Playback interface for receiving audio stream for playback. Playback use fix audio configuration, channels = 2, frequency = 44100 and channel sample format signed 16bit.

  1. VDInterface members value

    type = “playback”
    major_version = 1
    minor_version = 0
    id = playback instance id
  2. PlaybackPlug

    uint32_t major_version

    plug major version. Changing major version breaks compatibility.

    uint32_t minor_version

    interface minor version. Minor version increments on changes that add functionality but do not break compatible and will be reset on major version increment.

    void (*start)(PlaybackPlug *plug)

    back-end will call this callback while staring audio playback

    void (*stop)(PlaybackPlug *plug)

    back-end will call this callback while stopping audio playback

    void (*get_frame)(PlaybackPlug *plug, uint32_t **frame, uint32_t *samples)

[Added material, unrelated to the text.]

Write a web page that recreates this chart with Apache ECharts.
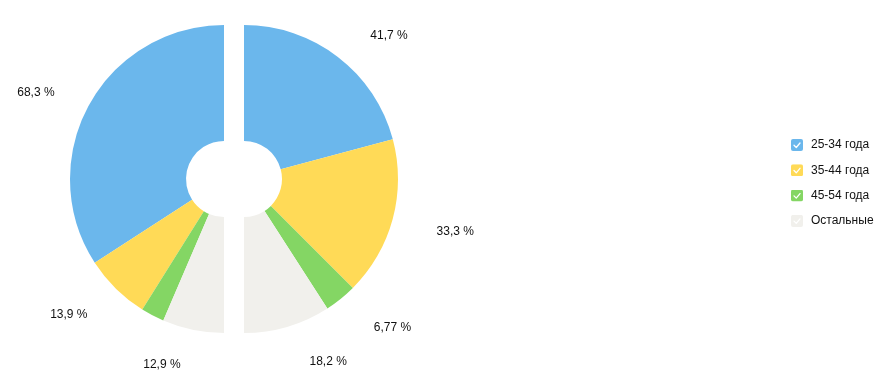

    back-end will call this callback for getting audio frame. On return *frame will point to audio frame capable of holding *samples samples (i.e frame size is samples * 4). The frame will be pushed back filled with audio samples by the back-end. If no frame is available *frame will be NULL.

    void (*put_frame)(PlaybackPlug *plug, uint32_t *frame)

    back-end will call this callback to deliver audio frame for playback. Frame is one that was returns by get_frame. This call also moves frame ownership back to the front-end.

  3. VDInterface specific extension

    VDIObjectRef (*plug)(PlaybackInterface *playback, PlaybackPlug* plug,  int
    *active)

    Attach playback plug to playback interface instance. Plug is the plug to attach. On return, active will be 0 if playback is stopped and 1 if playback is running. On success, the function return object ref otherwise VDI_INVALID_OBJECT_REF is returned.

    void (*unplug)(PlaybackInterface *playback, VDIObjectRef)

    Unplug playback that was plugged using plug.

13. Record interface

Record interface for pushing audio capture to back-end. Record use fix audio configuration, channels = 2, frequency = 44100 and channel sample format signed 16bit.

  1. VDInterface members value

    type =  “record”
    major_version = 1
    minor_version = 0
    id = record instance id
  2. RecordPlug

    uint32_t minor_version

    plug major version. Changing major version breaks compatibility.

    uint32_t major_version

    interface minor version. Minor version increments on changes that add functionality but do not break compatible and will be reset on major version increment.

    void (*start)(RecordPlug *plug)

    back-end will call this callback for staring audio capture

    void (*stop)(RecordPlug *plug)

    back-end will call this callback to stop audio capture

    uint32_t (*read)(RecordPlug *plug, uint32_t num_samples, uint32_t *samples)

    back-end will call this callback to receive audio capture samples. num_samples is the requested number samples. Samples is buffer for receiving samples (i.e samples size is num_samples * 4). Read return number of samples returned.

  3. VDInterface specific extension

    VDIObjectRef (*plug)(RecordInterface *recorder, RecordPlug* plug, int *active)

    Attach record plug to interface instance. Plug is the plug to attach. On return, active will be 0 if record is stopped and 1 if record is running. On success, the function return object ref otherwise VDI_INVALID_OBJECT_REF is returned.

    void (*unplug)(RecordInterface *recorder, VDIObjectRef)

    Unplug record plug that was plugged using plug.

14. Additional registered interfaces

  • QXL interface "qxl" – QXL interface enable front-end to plug into QXL display device in order to receive QXL and to render it’s output locally or remotely.

  • VDI port interface "vdi_port" – interface for plugging, reading and writing to vdi_port. vdi_port is used for communication with an agent residing on gust machine.

  • Migration interface "migration" - interface for integrating with back-end migration process. This interface enable registering for pre and post migration hooks.

  • Qemu terminal interface "qemu_terminal" – interface for integrating with QEMU style terminal.